* **Problem**
Where a line holds "chart", copy it.
---- Record excerpts
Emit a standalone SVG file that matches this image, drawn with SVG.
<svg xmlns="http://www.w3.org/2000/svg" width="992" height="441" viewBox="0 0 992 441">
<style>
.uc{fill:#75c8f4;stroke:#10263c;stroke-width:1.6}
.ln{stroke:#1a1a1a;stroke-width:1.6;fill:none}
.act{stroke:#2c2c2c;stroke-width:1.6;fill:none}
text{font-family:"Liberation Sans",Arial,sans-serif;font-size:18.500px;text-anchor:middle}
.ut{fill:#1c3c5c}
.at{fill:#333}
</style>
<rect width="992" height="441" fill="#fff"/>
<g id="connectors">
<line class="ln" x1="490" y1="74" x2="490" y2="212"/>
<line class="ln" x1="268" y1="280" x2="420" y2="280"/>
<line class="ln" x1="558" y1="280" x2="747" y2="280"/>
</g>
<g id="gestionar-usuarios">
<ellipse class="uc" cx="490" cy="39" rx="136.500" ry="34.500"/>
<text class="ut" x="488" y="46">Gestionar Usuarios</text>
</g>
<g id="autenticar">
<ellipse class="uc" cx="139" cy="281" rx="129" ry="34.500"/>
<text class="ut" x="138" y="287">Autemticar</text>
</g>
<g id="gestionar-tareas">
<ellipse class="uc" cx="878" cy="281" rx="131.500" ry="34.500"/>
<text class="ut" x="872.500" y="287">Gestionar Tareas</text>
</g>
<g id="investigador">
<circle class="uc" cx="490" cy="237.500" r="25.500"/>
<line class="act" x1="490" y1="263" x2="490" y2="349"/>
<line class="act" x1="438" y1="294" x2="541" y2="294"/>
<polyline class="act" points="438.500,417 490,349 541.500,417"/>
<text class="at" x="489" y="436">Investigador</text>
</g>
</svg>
--------
---- Record excerpts
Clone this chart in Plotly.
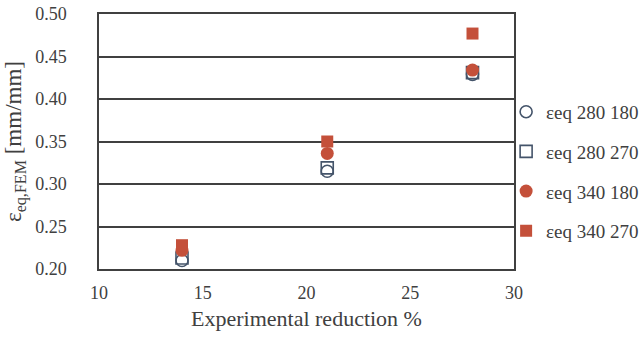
--------
---- Record excerpts
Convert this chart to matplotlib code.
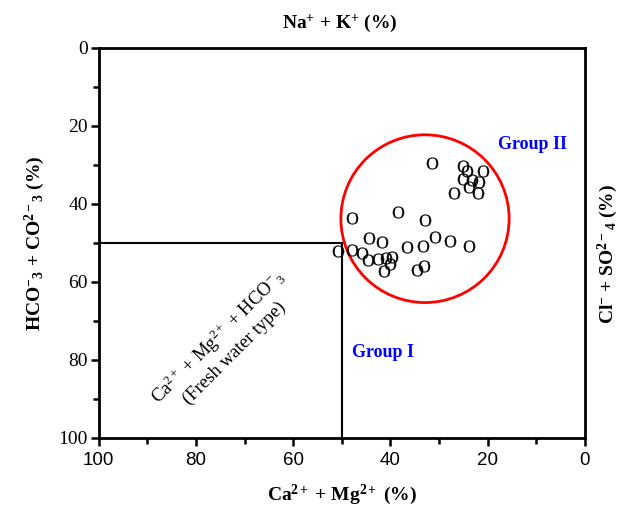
--------
* **Output for this exercise**
Clone this chart in Plotly.
Convert this chart to matplotlib code.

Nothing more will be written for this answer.